Shelley’s Ozymandias is an interesting sonnet. The overriding theme is of transience, and he uses elements of figurative language in order to accentuate and complement this theme.
Ozymandias takes the form of a sonnet in iambic pentameter. It is an odd combination of both the Petrarchan and the Shakespearian sonnet forms. The poem is fixated on transience; that the statue is a “colossal wreck” represents the idea that nothing lasts forever. However, the poem is not simply about how large sculptures finally submit to the consequences of time; the statue is a representation of Ozymandias' motivation, vanity, and complete power, and therefore the poem also suggests that kingdoms and political rules will ultimately dissolve, leaving no real hint of their presence. In this way, the whole poem is one extended metaphor.
There are various voices in the poem that create space between the reader and Ozymandias. Firstly, there is the speaker who meets a traveller. It is not long before the traveller’s voice takes over and remains until the end. The majority of the poem entails the traveller’s account of the statue in the desert, excluding the two lines where speaks of the engraving on the statue; and while the traveller’s voice owns these lines, they truly are of Ozymandias’ In this way, he becomes the third voice in this polyphonic piece.

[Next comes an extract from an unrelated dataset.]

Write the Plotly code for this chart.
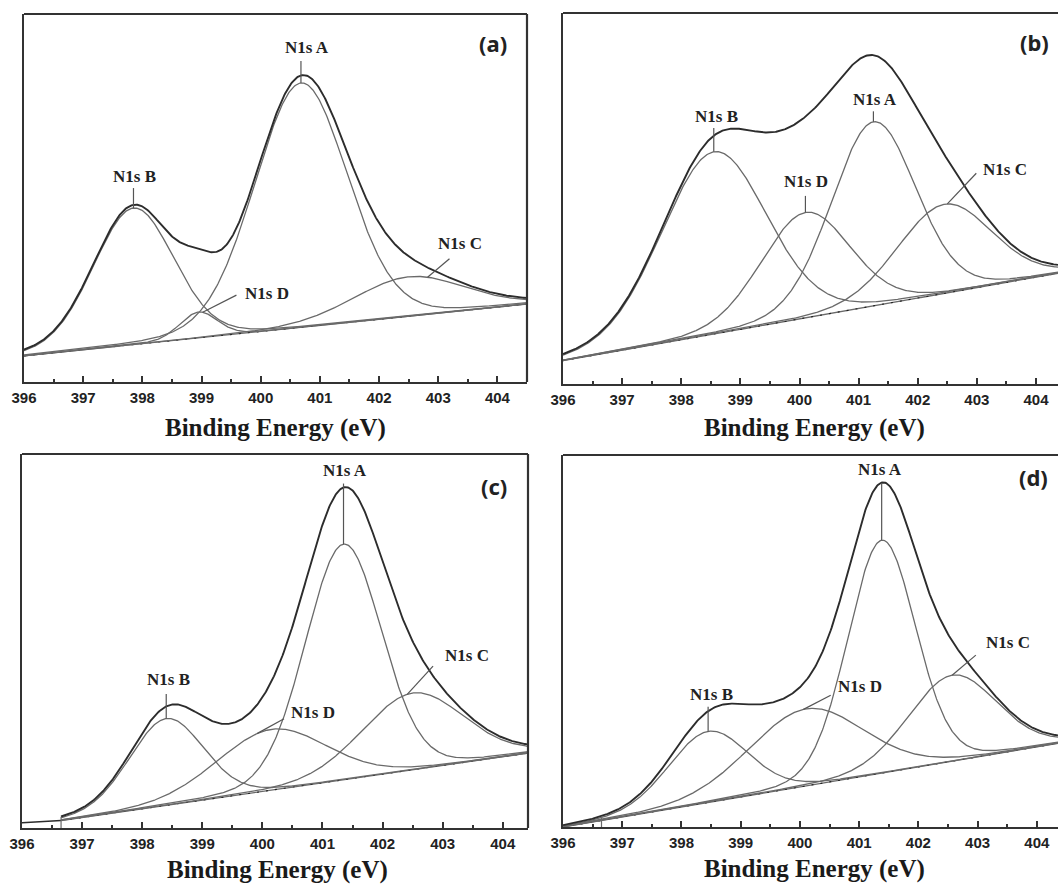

Shelley uses alliteration to emphasize certain points in the poem, for example “boundless and bare,” and “lone and level.” Furthermore, Shelley has personified the “hand” and the “heart” so as to heighten the meaning of their line. As Ozymandias is inspired by a statue of Ramses II, it is unsurprising that the poem contains numerous mentions of the statue and of sculpting more largely. The “colossal” dimensions of the statue is a representation of Ramses' haughty royal aspiration. Nonetheless, statues and sculpture are not all negative in this piece; they are a channel for Shelley to discuss concepts concerning the permanence of art, and its capacity to encapsulate "passions" (6) in a "lifeless" (7) way such as with stone.
In line 2, the traveller refers to two “legs of stone” with the torso absent. This is the reader’s first sign that the statue is partially ruined. In line 4, the statue’s head is “shatter'd” and partly submerged in sand. In lines 6-7, the sculptor symbolises Ramses' “passions” in the figure, which are etched in stone. Despite the fact that the stones are “lifeless,” they ironically provide life to the “passions.”
The poem contains a great deal of death; the figure depicted in the sculpture is deceased, as is the civilization of which he was part. The statue is devastated, and in this way it could also be perceived as dead. Nonetheless, amid all this fatality, there are some images of life which provide Ozymandias with a degree of balance. The opening two lines of the poem demonstrate a meeting between two living individuals, the speaker and a “traveler from an antique land.” Furthermore, lines 6-7 injects the “sculptor,” an additional living person, into the setting, as does the allusion to “passions” of Ozymandias.
Shelley has combined various poetic techniques in creating this poem. The use of figurative language serve to highlight the poet’s complex choice of theme: transience.